-- Start of DATA EXCERPTS --
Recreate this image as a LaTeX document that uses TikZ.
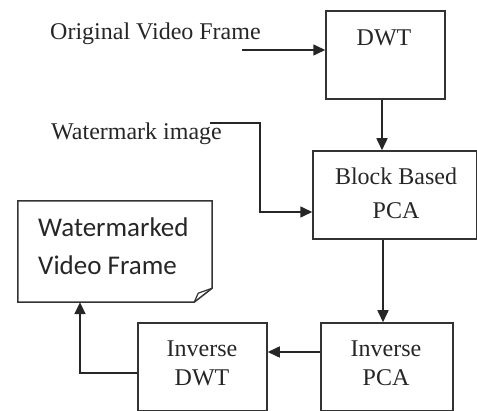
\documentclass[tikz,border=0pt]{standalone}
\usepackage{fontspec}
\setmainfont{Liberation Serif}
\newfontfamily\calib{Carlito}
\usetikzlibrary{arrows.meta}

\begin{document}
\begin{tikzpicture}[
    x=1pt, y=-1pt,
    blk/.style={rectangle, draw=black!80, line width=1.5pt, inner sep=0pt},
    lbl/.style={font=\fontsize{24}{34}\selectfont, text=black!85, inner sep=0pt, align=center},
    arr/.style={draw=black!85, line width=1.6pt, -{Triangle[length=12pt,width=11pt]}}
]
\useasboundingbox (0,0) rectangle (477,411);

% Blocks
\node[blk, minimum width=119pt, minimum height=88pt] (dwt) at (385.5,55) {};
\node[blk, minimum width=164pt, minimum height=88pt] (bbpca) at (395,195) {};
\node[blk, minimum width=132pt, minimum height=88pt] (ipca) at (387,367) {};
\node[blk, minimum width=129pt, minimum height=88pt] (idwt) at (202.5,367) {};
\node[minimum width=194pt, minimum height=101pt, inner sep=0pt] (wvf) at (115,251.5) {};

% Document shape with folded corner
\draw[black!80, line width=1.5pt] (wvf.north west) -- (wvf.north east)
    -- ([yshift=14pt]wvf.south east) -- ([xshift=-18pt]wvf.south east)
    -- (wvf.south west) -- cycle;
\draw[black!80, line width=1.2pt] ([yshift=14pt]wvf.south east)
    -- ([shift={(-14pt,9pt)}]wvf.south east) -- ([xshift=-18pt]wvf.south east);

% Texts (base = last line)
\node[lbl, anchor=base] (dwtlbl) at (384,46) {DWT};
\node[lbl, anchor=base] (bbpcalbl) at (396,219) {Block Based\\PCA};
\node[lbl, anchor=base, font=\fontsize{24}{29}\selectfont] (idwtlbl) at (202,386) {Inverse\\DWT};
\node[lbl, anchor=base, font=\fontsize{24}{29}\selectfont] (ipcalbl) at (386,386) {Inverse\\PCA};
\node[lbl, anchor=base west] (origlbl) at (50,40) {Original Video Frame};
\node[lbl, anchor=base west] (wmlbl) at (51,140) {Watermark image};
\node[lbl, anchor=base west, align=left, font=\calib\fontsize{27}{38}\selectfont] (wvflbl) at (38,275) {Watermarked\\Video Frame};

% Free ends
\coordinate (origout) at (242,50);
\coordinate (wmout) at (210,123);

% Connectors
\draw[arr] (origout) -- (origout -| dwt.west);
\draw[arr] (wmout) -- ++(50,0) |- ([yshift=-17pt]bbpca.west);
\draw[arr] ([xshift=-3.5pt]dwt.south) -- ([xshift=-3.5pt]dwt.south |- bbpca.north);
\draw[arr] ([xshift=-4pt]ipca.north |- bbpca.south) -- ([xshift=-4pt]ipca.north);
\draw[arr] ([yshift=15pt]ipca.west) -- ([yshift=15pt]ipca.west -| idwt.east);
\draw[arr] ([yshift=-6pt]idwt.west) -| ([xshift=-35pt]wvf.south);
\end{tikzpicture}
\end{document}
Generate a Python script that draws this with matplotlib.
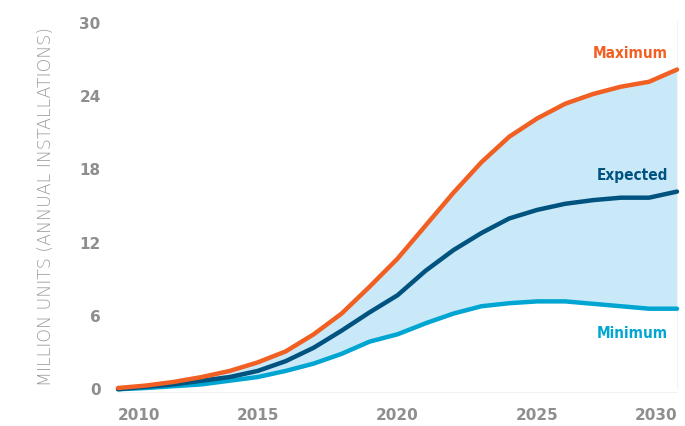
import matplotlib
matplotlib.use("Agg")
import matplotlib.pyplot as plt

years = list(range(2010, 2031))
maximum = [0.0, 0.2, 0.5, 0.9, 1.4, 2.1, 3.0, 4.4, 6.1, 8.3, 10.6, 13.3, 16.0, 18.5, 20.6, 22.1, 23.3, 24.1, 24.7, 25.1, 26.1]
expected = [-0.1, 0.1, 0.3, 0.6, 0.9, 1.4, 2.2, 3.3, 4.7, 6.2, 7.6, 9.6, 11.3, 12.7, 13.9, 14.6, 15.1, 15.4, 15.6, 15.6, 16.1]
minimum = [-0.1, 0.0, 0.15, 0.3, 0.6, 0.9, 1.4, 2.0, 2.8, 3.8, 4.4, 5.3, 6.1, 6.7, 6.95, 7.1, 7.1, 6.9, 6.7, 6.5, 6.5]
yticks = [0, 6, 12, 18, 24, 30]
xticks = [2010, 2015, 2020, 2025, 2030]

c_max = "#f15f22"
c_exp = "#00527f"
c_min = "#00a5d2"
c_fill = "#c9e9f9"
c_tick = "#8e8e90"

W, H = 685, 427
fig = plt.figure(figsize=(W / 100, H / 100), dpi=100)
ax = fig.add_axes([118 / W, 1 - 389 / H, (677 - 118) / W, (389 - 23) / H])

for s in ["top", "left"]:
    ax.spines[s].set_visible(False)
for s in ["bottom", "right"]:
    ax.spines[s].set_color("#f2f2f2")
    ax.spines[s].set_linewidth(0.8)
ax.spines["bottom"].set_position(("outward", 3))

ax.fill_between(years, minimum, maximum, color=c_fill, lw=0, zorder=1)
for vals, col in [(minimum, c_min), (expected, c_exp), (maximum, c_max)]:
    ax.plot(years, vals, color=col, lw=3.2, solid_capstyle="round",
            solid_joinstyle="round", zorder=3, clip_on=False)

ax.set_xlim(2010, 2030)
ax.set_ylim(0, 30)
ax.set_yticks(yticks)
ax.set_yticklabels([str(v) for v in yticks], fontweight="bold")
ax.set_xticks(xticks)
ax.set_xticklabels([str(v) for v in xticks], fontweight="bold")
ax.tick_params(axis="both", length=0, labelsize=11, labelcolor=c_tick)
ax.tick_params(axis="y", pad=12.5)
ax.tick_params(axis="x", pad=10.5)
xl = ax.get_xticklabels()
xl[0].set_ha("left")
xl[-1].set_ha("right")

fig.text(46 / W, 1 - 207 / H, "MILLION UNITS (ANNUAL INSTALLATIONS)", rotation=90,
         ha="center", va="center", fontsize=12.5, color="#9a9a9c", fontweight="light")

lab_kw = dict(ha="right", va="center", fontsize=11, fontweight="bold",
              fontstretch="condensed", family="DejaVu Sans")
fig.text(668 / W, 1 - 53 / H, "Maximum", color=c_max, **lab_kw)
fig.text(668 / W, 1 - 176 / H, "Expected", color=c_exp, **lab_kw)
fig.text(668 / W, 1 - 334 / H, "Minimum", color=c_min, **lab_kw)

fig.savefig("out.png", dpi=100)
-- End of DATA EXCERPTS --
The lines from the start of the entries above through the one containing "minimum height=101pt, inner" are to be retyped exactly, and no others. Pictures are left out.

__RESULT OF THIS EXERCISE__
Recreate this image as a LaTeX document that uses TikZ.
\documentclass[tikz,border=0pt]{standalone}
\usepackage{fontspec}
\setmainfont{Liberation Serif}
\newfontfamily\calib{Carlito}
\usetikzlibrary{arrows.meta}

\begin{document}
\begin{tikzpicture}[
    x=1pt, y=-1pt,
    blk/.style={rectangle, draw=black!80, line width=1.5pt, inner sep=0pt},
    lbl/.style={font=\fontsize{24}{34}\selectfont, text=black!85, inner sep=0pt, align=center},
    arr/.style={draw=black!85, line width=1.6pt, -{Triangle[length=12pt,width=11pt]}}
]
\useasboundingbox (0,0) rectangle (477,411);

% Blocks
\node[blk, minimum width=119pt, minimum height=88pt] (dwt) at (385.5,55) {};
\node[blk, minimum width=164pt, minimum height=88pt] (bbpca) at (395,195) {};
\node[blk, minimum width=132pt, minimum height=88pt] (ipca) at (387,367) {};
\node[blk, minimum width=129pt, minimum height=88pt] (idwt) at (202.5,367) {};
\node[minimum width=194pt, minimum height=101pt, inner sep=0pt] (wvf) at (115,251.5) {};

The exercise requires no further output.